Maryland's real problem, all along, was the interception. The Terps threw 29 of them, which was six more than literally any other team out of the 128 in FBS. That's incredible. It's the widest last-place-to-second-last gap in at least 10 years, and I frankly lost patience in trying to find a bigger distance. My suspicion is there's never been one.

(Update! Via ESterps08 in the comments: The 1966 Wichita State Shockers threw 34 interceptions, nine more than anyone else. So Maryland was just the worst in 50 years, not ever.)

The only encouraging thing any Maryland quarterback did in 2015 was Perry Hills running the football. Hills was Maryland's starter for most of the season, and he did run for 639 yards and 6.9 per attempt.
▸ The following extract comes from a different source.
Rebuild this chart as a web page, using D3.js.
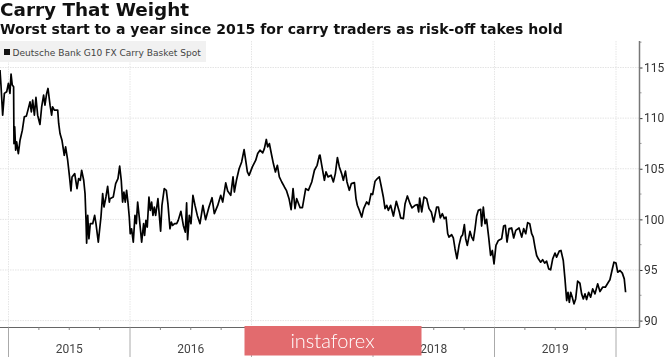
<!DOCTYPE html>
<html>
<head>
<meta charset="utf-8">
<script src="https://cdn.jsdelivr.net/npm/d3@7"></script>
<style>
  html, body { margin: 0; padding: 0; background: #fff; overflow: hidden; }
  svg { display: block; filter: blur(0.35px); }
</style>
</head>
<body>
<svg></svg>
<script>
// Values (decimal year, index level)
const years = [
  2014.930,2014.938,2014.952,2014.966,2014.985,2014.999,2015.012,2015.021,2015.031,2015.042,2015.045,2015.051,2015.059,2015.067,2015.081,2015.095,2015.114,2015.130,2015.147,2015.160,
  2015.177,2015.188,2015.199,2015.213,2015.226,2015.240,2015.259,2015.273,2015.289,2015.300,2015.314,2015.325,2015.342,2015.355,2015.363,2015.377,2015.405,2015.413,2015.424,2015.440,
  2015.459,2015.470,2015.487,2015.501,2015.514,2015.523,2015.545,2015.564,2015.577,2015.591,2015.602,2015.619,2015.630,2015.638,2015.643,2015.652,2015.662,2015.673,2015.693,2015.709,
  2015.720,2015.739,2015.761,2015.775,2015.786,2015.802,2015.816,2015.830,
  2015.835,2015.862,2015.882,2015.901,2015.915,2015.928,2015.939,2015.950,2015.961,2015.972,2015.983,2015.994,2016.002,2016.013,2016.027,2016.041,2016.052,2016.063,2016.076,2016.096,
  2016.112,2016.120,2016.131,2016.142,2016.156,2016.167,2016.178,2016.189,2016.200,2016.211,2016.230,2016.252,2016.263,2016.282,2016.299,2016.312,2016.329,2016.340,2016.351,2016.367,
  2016.384,2016.397,2016.419,2016.439,2016.455,2016.466,2016.474,2016.488,2016.502,2016.518,2016.535,2016.554,2016.576,2016.600,2016.622,2016.650,2016.675,2016.694,
  2016.722,2016.747,2016.763,2016.788,2016.804,2016.829,2016.848,2016.859,2016.876,2016.898,2016.919,2016.939,2016.952,2016.966,2016.980,2017.007,2017.035,2017.051,2017.070,2017.092,
  2017.106,2017.122,2017.133,2017.147,2017.166,2017.180,2017.197,2017.213,2017.229,2017.249,2017.271,2017.287,2017.309,2017.326,2017.342,2017.358,2017.372,2017.400,2017.419,2017.446,
  2017.468,2017.496,2017.518,2017.540,2017.559,
  2017.564,2017.578,2017.600,2017.613,2017.630,2017.655,2017.674,2017.690,2017.707,2017.723,2017.742,2017.756,2017.773,2017.786,2017.805,2017.822,2017.847,2017.860,2017.871,2017.888,
  2017.907,2017.923,2017.948,2017.965,2017.984,2017.997,2018.017,2018.036,2018.052,2018.069,2018.085,2018.099,2018.113,2018.126,2018.145,2018.168,2018.192,2018.217,2018.228,2018.250,
  2018.264,2018.283,2018.305,2018.321,2018.346,2018.365,2018.376,2018.384,2018.401,2018.420,
  2018.442,2018.461,2018.480,2018.499,2018.524,2018.538,2018.554,2018.571,2018.587,2018.601,2018.615,2018.626,2018.647,2018.661,2018.675,2018.691,2018.708,2018.724,2018.738,2018.752,
  2018.763,2018.776,2018.798,2018.812,2018.826,2018.840,2018.853,2018.867,2018.886,2018.894,2018.908,2018.922,2018.935,2018.952,2018.968,2018.982,2018.996,2019.012,2019.032,2019.059,
  2019.075,2019.089,2019.103,2019.120,2019.141,2019.158,2019.175,2019.202,2019.224,2019.240,2019.257,2019.273,2019.290,
  2019.306,2019.319,2019.333,2019.347,2019.361,2019.380,2019.396,2019.413,2019.429,2019.446,2019.462,2019.479,2019.498,2019.511,2019.533,2019.547,2019.566,2019.580,2019.594,2019.605,
  2019.616,2019.627,2019.640,2019.654,2019.668,2019.684,2019.703,2019.717,2019.731,2019.745,2019.758,2019.775,2019.791,2019.808,2019.827,2019.849,2019.868,2019.890,2019.912,2019.937,
  2019.950,2019.967,2019.983,2020.000,2020.014,2020.033,2020.052,2020.068,2020.079
];
const values = [
  114.75,113.27,110.29,112.44,112.6,113.43,112.44,114.35,113.27,113.1,107.49,109.14,106.83,107.65,106.5,107.82,108.81,110.13,110.2,110.79,
  111.6,110.62,111.78,110.29,112.04,110.29,109.37,111.12,112.27,111.28,112.44,112.93,111.28,110.29,111.12,110.79,110.79,109.47,108.48,107.82,
  106.33,107.16,105.84,104.35,102.8,104.19,104.52,103.03,104.02,103.86,104.85,103.86,102.54,99.9,97.65,100.39,98.08,99.57,99.57,100.39,
  99.57,97.75,100.23,102.54,101.22,102.21,103.26,101.71,
  102.04,102.2,103.53,104.03,105.25,103.86,101.71,102.7,101.71,102.87,101.71,100.23,98.58,99.07,97.75,100.39,99.57,101.71,100.23,97.75,
  99.57,98.41,99.9,99.24,102.21,100.89,101.71,100.39,101.22,100.39,102.04,98.84,101.38,103.03,102.87,101.55,99.07,99.73,99.4,99.57,
  99.57,99.9,100.79,99.4,98.74,101.62,97.99,100.39,99.57,102.37,101.38,100.39,99.57,101.38,99.97,101.22,102.14,100.56,
  101.38,102.37,101.71,103.6,102.8,102.37,104.19,102.7,103.86,105.0,105.67,106.89,105.84,104.68,104.35,105.18,105.84,106.5,106.83,106.57,
  106.99,107.89,107.16,107.49,106.33,105.51,104.68,105.34,104.19,103.69,103.2,102.87,102.04,100.96,103.03,101.05,102.04,101.15,101.15,103.03,
  102.87,103.69,104.85,105.34,106.33,
  106.34,105.35,103.86,104.69,104.19,104.36,103.7,104.52,106.11,105.18,104.52,103.86,104.76,103.7,102.87,103.53,103.63,102.05,101.39,100.89,
  100.23,101.06,101.72,101.46,102.54,102.44,103.77,104.03,104.2,103.2,102.21,101.06,101.39,100.89,101.39,100.33,101.79,100.73,100.14,100.07,
  101.55,102.31,101.55,101.13,101.39,101.46,100.73,102.11,100.73,102.21,
  102.05,101.06,100.73,99.74,101.22,101.22,100.14,100.56,100.07,100.23,98.58,98.25,98.49,98.16,97.1,96.11,97.43,98.25,98.49,99.48,
  98.09,97.43,98.82,98.25,97.92,99.08,100.33,100.89,100.99,99.34,101.22,99.57,100.0,98.25,96.44,96.93,95.6,97.43,97.92,98.09,
  99.34,99.41,97.76,99.08,99.15,98.16,98.91,99.15,98.25,99.08,98.58,99.67,99.57,
  98.58,98.25,97.26,96.43,96.1,95.77,96.01,95.68,95.87,95.11,95.02,96.1,96.67,96.27,96.86,96.93,95.94,94.12,91.98,92.8,
  91.81,92.8,92.31,91.65,92.14,93.89,93.69,92.64,92.14,92.64,92.08,92.8,92.31,93.13,92.64,93.63,92.87,93.3,93.3,93.79,
  94.03,94.95,95.77,95.68,94.78,94.95,94.69,94.12,92.8
];
const yTicks = [90, 95, 100, 105, 110, 115];
const yMinorTicks = [92.5, 97.5, 102.5, 107.5, 112.5, 117.5];
const yearLabels = [2015, 2016, 2018, 2019]; // 2017 sits behind the banner in the reference
const yearEdges = [2015, 2016, 2017, 2018, 2019, 2020];
const quarterTicks = d3.range(2015, 2020.01, 0.25).filter(d => d % 1 !== 0);

const width = 665;
const height = 357;
const axisX = 639.5;
const axisY = 327.5;
const plotTop = 41;

const svg = d3.select("svg")
    .attr("width", width)
    .attr("height", height);

const x = d3.scaleLinear().domain([2015, 2020]).range([8.5, 616]);
const y = d3.scaleLinear().domain([90, 115]).range([320.6, 67.5]);

// Dotted gridlines
svg.append("g").selectAll("line")
    .data(yTicks)
    .enter().append("line")
    .attr("x1", 0).attr("x2", axisX)
    .attr("y1", d => y(d)).attr("y2", d => y(d))
    .attr("stroke", "#e4e4e4")
    .attr("stroke-dasharray", "1.5 1");

svg.append("g").selectAll("line")
    .data(yearEdges)
    .enter().append("line")
    .attr("x1", d => x(d)).attr("x2", d => x(d))
    .attr("y1", plotTop).attr("y2", axisY)
    .attr("stroke", "#e6e6e6")
    .attr("stroke-dasharray", "1.5 1");

// Legend box
svg.append("rect")
    .attr("x", 0).attr("y", 41)
    .attr("width", 206).attr("height", 21)
    .attr("fill", "#f1f1f1");
svg.append("rect")
    .attr("x", 4).attr("y", 49)
    .attr("width", 6).attr("height", 6)
    .attr("fill", "#111");
svg.append("text")
    .attr("x", 12.5).attr("y", 56)
    .attr("font-family", "'DejaVu Sans', sans-serif")
    .attr("font-size", 9.05)
    .attr("fill", "#444")
    .text("Deutsche Bank G10 FX Carry Basket Spot");

// Price line
const line = d3.line()
    .x((d, i) => x(years[i]))
    .y(d => y(d));

svg.append("path")
    .datum(values)
    .attr("d", line)
    .attr("fill", "none")
    .attr("stroke", "#000")
    .attr("stroke-width", 1.7)
    .attr("stroke-linejoin", "round");

// Right axis
const yAxis = svg.append("g")
    .attr("transform", `translate(${axisX},0)`)
    .call(d3.axisRight(y).tickValues(yTicks).tickSize(3).tickPadding(1.5).tickFormat(d3.format("d")));
yAxis.select(".domain").remove();
yAxis.selectAll("line").attr("stroke", "#333");
yAxis.selectAll("text")
    .attr("font-family", "Roboto, sans-serif")
    .attr("font-size", 12)
    .attr("fill", "#333");

svg.append("g").selectAll("line")
    .data(yMinorTicks)
    .enter().append("line")
    .attr("x1", axisX).attr("x2", axisX + 2)
    .attr("y1", d => y(d)).attr("y2", d => y(d))
    .attr("stroke", "#999");

svg.append("line")
    .attr("x1", axisX).attr("x2", axisX)
    .attr("y1", plotTop).attr("y2", axisY)
    .attr("stroke", "#777")
    .attr("stroke-width", 1.5);

// Bottom axis
svg.append("line")
    .attr("x1", 0).attr("x2", axisX)
    .attr("y1", axisY).attr("y2", axisY)
    .attr("stroke", "#666");

svg.append("g").selectAll("line")
    .data(yearEdges)
    .enter().append("line")
    .attr("x1", d => x(d)).attr("x2", d => x(d))
    .attr("y1", axisY).attr("y2", height)
    .attr("stroke", "#aaa");

svg.append("g").selectAll("line")
    .data(quarterTicks)
    .enter().append("line")
    .attr("x1", d => x(d)).attr("x2", d => x(d))
    .attr("y1", axisY).attr("y2", axisY + 2.5)
    .attr("stroke", "#888");

svg.append("g").selectAll("text")
    .data(yearLabels)
    .enter().append("text")
    .attr("x", d => x(d + 0.5))
    .attr("y", 353)
    .attr("text-anchor", "middle")
    .attr("font-family", "Roboto, sans-serif")
    .attr("font-size", 12)
    .attr("fill", "#444")
    .text(d => d);

// Titles
svg.append("text")
    .attr("x", 0).attr("y", 15.5)
    .attr("font-family", "'DejaVu Sans', sans-serif")
    .attr("font-weight", "bold")
    .attr("font-size", 18.4)
    .attr("fill", "#111")
    .text("Carry That Weight");
svg.append("text")
    .attr("x", 0).attr("y", 33.5)
    .attr("font-family", "'DejaVu Sans', sans-serif")
    .attr("font-weight", "bold")
    .attr("font-size", 14.05)
    .attr("fill", "#111")
    .text("Worst start to a year since 2015 for carry traders as risk-off takes hold");

// Watermark banner
svg.append("rect")
    .attr("x", 244.5).attr("y", 326)
    .attr("width", 177).attr("height", 29.5)
    .attr("fill", "#e26b6e");
svg.append("text")
    .attr("x", 332.5).attr("y", 347.5)
    .attr("text-anchor", "middle")
    .attr("font-family", "Lato, sans-serif")
    .attr("font-weight", 300)
    .attr("font-size", 20)
    .attr("fill", "#fff")
    .text("instaforex");
</script>
</body>
</html>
At one point, he out-gained Ohio State's Ezekiel Elliott, Penn State's Saquon Barkley and Iowa's Akrum Wadley in consecutive games. That was solid work, but it wasn't enough to compensate for passing inefficiency against good defenses.

The future

If things go as Maryland surely wants, then four-star 2016 commit Dwayne Haskins will get to campus in the summer and immediately win the Terps' starting job. There are about 72 variables that could get in the way of that happening: Maryland offensive coordinator Mike Locksley either staying or going, Haskins either following him elsewhere or not, Maryland either getting a transfer QB or not, Rowe or Hills either getting much better or not, or even Haskins just proving not to be quite ready to start in the Big Ten as a true freshman.

Maryland's 2016 starter will probably be Hills, Rowe or Haskins, but these things can change pretty quickly. No one expected Hills to start for Maryland in either 2012 or 2015, yet it happened both years.

No matter who's under center, though, Maryland is due for some positive regression to the mean. No matter how bad you think any of these options are, the Terps are not going to have the worst power conference passing game of a seven-year period, two seasons in a row. DJ Durkin can take solace in that things are going to get at least somewhat better.